BBC, ITN and Sky urge PM on cameras in court law

Camera in New York State courtroom
Image caption Cameras are allowed in courtrooms in the US

Three of the UK's biggest news providers have written to the Prime Minister urging legislation to overturn the ban on cameras in courtrooms to be included in this year's Queen's Speech.

The BBC, ITN and Sky co-signed the letter saying the change was "long-overdue reform".

The Ministry of Justice announced last September it would end the ban, but did not specify a time-scale.

Filming in English and Welsh courts has been banned since 1925.

However, Justice Secretary Kenneth Clarke said allowing cameras into courts would improve public understanding of justice.

The letter, co-signed by the BBC's director of news Helen Boaden, ITN's John Hardie and Sky's John Ryley, said it hoped "timely progress" could be made in ensuring the passing of the Bill.

"As representatives of the country's main broadcasters, we welcomed this proposal and the government's commitment to bring greater transparency to our courts," the letter said.

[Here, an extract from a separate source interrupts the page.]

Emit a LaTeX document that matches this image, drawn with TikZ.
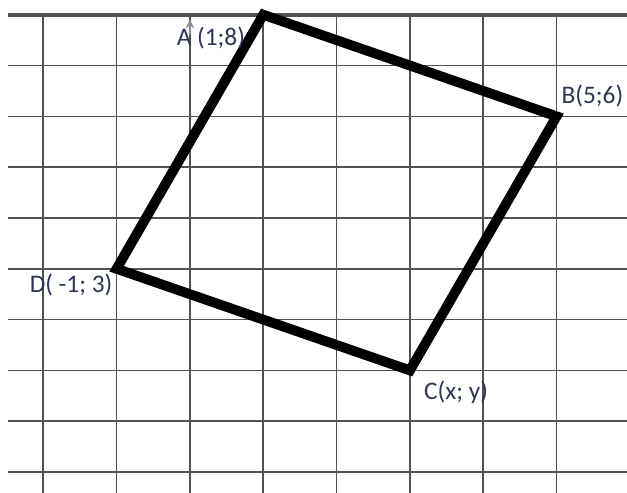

"For too long the UK has lagged behind much of the rest of the world on open justice. The time has come for us to catch up."

The news providers said they recognised that, even if legislation was announced within the next few months, it would still be some time before the first case would be seen on TV.

"There will have to be detailed discussions about what can be shown, and in which courts," they said.

"A great deal of work needs to be done... to ensure that the change succeeds in its chief aim of opening up courtrooms to make the judicial process more understandable and accessible."

As part of the Mr Clarke's plans, broadcasting would initially only be allowed at the Court of Appeal, with the possibility of expanding to crown courts further down the line.

Only the judge's sentencing remarks would be broadcast, rather than footage of offenders, victims, witnesses and jurors.

In response to the news providers' letter, a spokeswoman said the Ministry of Justice could not comment on what would feature in the Queen's Speech, but added: "Open justice is a long-standing and fundamental principle of our legal system.

"Justice must be done and be seen to be done if it is to command public confidence."

"The Government and judiciary are determined to improve transparency and public understanding of courts. That is why we announced in September that we are planning to remove the ban on broadcasting from courts as soon as Parliamentary time allows."